An essential report 3 times a year
ESET Research has set itself the goal of publishing an informative report every 4 months.
T2 will report on events and trends from May to August, while T3 will cover September to December.
T1 is the first edition, reporting on January to April.
During the first quarter of 2021, the COVID-19 pandemic was still the salient topic globally. However the threat landscape hasn’t gone away.
“There continue to be examples of cybercriminals exploiting trending vulnerabilities and configuration flaws,” explains Roman Kováč, ESET’s Chief Research Officer.
The findings of the first report
The prime target for attacks continues to be abuse of the Remote Desktop Protocol (RDP).
But there has also been an increase in the number of cryptocurrency-related threats, along with a sharp rise in Android banking malware detections.
ESET Research’s analysis also demonstrates a chain of vulnerabilities allowing the hacker to take control of any reachable Exchange server, identifying more than 10 different threat groups that have probably exploited this chain of vulnerabilities.

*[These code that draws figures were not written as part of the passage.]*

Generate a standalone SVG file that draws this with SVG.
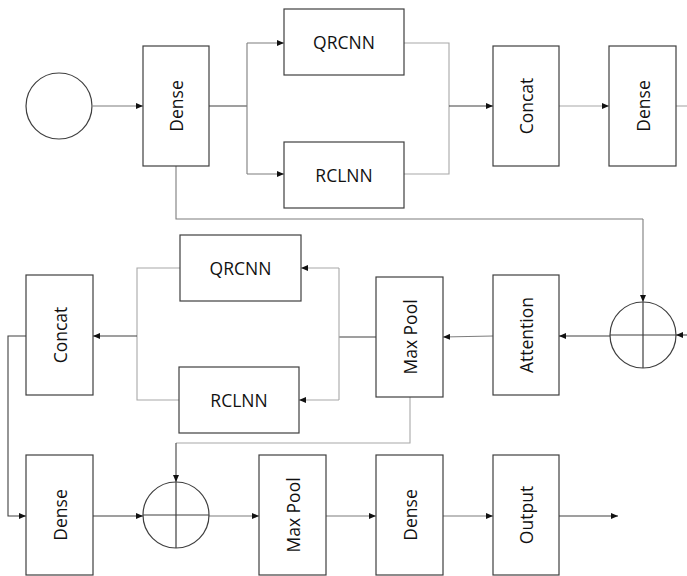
<svg xmlns="http://www.w3.org/2000/svg" width="687" height="576" viewBox="0 0 687 576">
<style>
.box{fill:#fff;stroke:#3f3f3f;stroke-width:1.2}
.circ{fill:#fff;stroke:#3f3f3f;stroke-width:1.2}
.cross{stroke:#3f3f3f;stroke-width:1.2;fill:none}
text{font-family:"Open Sans","Liberation Sans",sans-serif;font-size:17.5px;fill:#111;text-anchor:middle;dominant-baseline:central}
.c path{fill:none;stroke-width:1.1}
.d{stroke:#404040}
.m{stroke:#7d7d7d}
.g{stroke:#a8a8a8}
</style>
<defs>
<marker id="ah" viewBox="0 0 7 6" refX="7" refY="3" markerWidth="7" markerHeight="6" orient="auto" markerUnits="userSpaceOnUse">
<path d="M0,0 L7,3 L0,6 z" fill="#111"/>
</marker>
</defs>
<g id="connectors" class="c">
<path class="m" d="M93,106 H143" marker-end="url(#ah)"/>
<path class="d" d="M209,106 H247"/>
<path class="m" d="M247,43 V174"/>
<path class="m" d="M247,43 H284" marker-end="url(#ah)"/>
<path class="m" d="M247,174 H284" marker-end="url(#ah)"/>
<path class="g" d="M404,43 H449 V174 H404"/>
<path class="d" d="M449,106 H493" marker-end="url(#ah)"/>
<path class="g" d="M559,106 H609" marker-end="url(#ah)"/>
<path class="g" d="M676,106 H687"/>
<path class="m" d="M176,166 V219 H643"/>
<path class="m" d="M643,219 V302" marker-end="url(#ah)"/>
<path class="d" d="M687,335 H676" marker-end="url(#ah)"/>
<path class="d" d="M610,336 H559" marker-end="url(#ah)"/>
<path class="m" d="M493,336 L443,337" marker-end="url(#ah)"/>
<path class="d" d="M376,337 H339"/>
<path class="g" d="M339,268 V400"/>
<path class="g" d="M339,268 H301" marker-end="url(#ah)"/>
<path class="g" d="M339,400 H299" marker-end="url(#ah)"/>
<path class="g" d="M180,268 H137 V400 H179"/>
<path class="d" d="M137,336 H93" marker-end="url(#ah)"/>
<path class="d" d="M26,336 H8 V516 H26" marker-end="url(#ah)"/>
<path class="g" d="M410,397 V443 H176"/>
<path class="d" d="M176,443 V482" marker-end="url(#ah)"/>
<path class="d" d="M93,516 H143" marker-end="url(#ah)"/>
<path class="m" d="M209,516 H259" marker-end="url(#ah)"/>
<path class="m" d="M326,516 H376" marker-end="url(#ah)"/>
<path class="m" d="M443,516 H493" marker-end="url(#ah)"/>
<path class="d" d="M559,516 H618" marker-end="url(#ah)"/>
</g>
<g id="input"><circle class="circ" cx="59" cy="106" r="33"/></g>
<g id="dense1"><rect class="box" x="143" y="46" width="66" height="120"/><text transform="translate(176,106) rotate(-90)">Dense</text></g>
<g id="qrcnn1"><rect class="box" x="284" y="9" width="120" height="66"/><text x="344" y="42">QRCNN</text></g>
<g id="rclnn1"><rect class="box" x="284" y="142" width="120" height="66"/><text x="344" y="175">RCLNN</text></g>
<g id="concat1"><rect class="box" x="493" y="46" width="66" height="120"/><text transform="translate(526,106) rotate(-90)">Concat</text></g>
<g id="dense2"><rect class="box" x="609" y="46" width="67" height="120"/><text transform="translate(642.5,106) rotate(-90)">Dense</text></g>
<g id="sum1"><circle class="circ" cx="643" cy="335" r="33"/><path class="cross" d="M610,335 H676 M643,302 V368"/></g>
<g id="attention"><rect class="box" x="493" y="275" width="66" height="120"/><text transform="translate(526,335) rotate(-90)">Attention</text></g>
<g id="maxpool1"><rect class="box" x="376" y="277" width="67" height="120"/><text transform="translate(409.5,337) rotate(-90)">Max Pool</text></g>
<g id="qrcnn2"><rect class="box" x="180" y="235" width="121" height="66"/><text x="240.5" y="268">QRCNN</text></g>
<g id="rclnn2"><rect class="box" x="179" y="367" width="120" height="66"/><text x="239" y="400">RCLNN</text></g>
<g id="concat2"><rect class="box" x="26" y="275" width="67" height="120"/><text transform="translate(59.5,335) rotate(-90)">Concat</text></g>
<g id="dense3"><rect class="box" x="26" y="455" width="67" height="120"/><text transform="translate(59.5,515) rotate(-90)">Dense</text></g>
<g id="sum2"><circle class="circ" cx="176" cy="515" r="33"/><path class="cross" d="M143,515 H209 M176,482 V548"/></g>
<g id="maxpool2"><rect class="box" x="259" y="455" width="67" height="120"/><text transform="translate(292.5,515) rotate(-90)">Max Pool</text></g>
<g id="dense4"><rect class="box" x="376" y="455" width="67" height="120"/><text transform="translate(409.5,515) rotate(-90)">Dense</text></g>
<g id="output"><rect class="box" x="493" y="455" width="66" height="120"/><text transform="translate(526,515) rotate(-90)">Output</text></g>
</svg>
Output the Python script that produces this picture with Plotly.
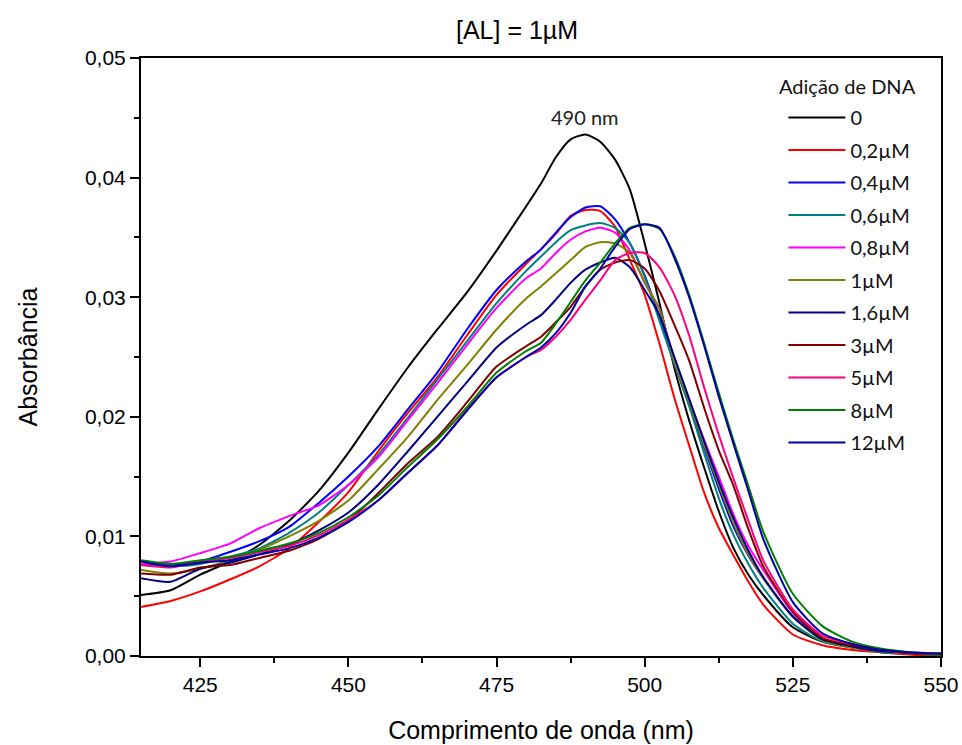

The report similarly includes exclusive research on updates and new findings on the Turla and Lazarus APT groups, plus an invaluable study on Latin American banking Trojans.
There’s also an extensive exploration of a malicious iOS application leveraging runtime patches to modify program behavior and thereby execute shell commands on breaks or compromise iOS devices.
Discovering and challenging new threats
ESET researchers have discovered:
- Kobalos malware, which attacks high-performance computer clusters and other high-profile targets
- The Spalax operation, which targets Colombian government organizations and private entities.
- A highly targeted supply-chain attack based on online gaming in Asia
- A new Lazarus backdoor, used to attack a transport logistics company in South Africa
Naturally, there have thankfully been numerous virtual interventions by ESET specialists, who were also called in to participate in the MITRE ATT&CK® Evaluations emulating the Carbanak and FIN7 adversary groups.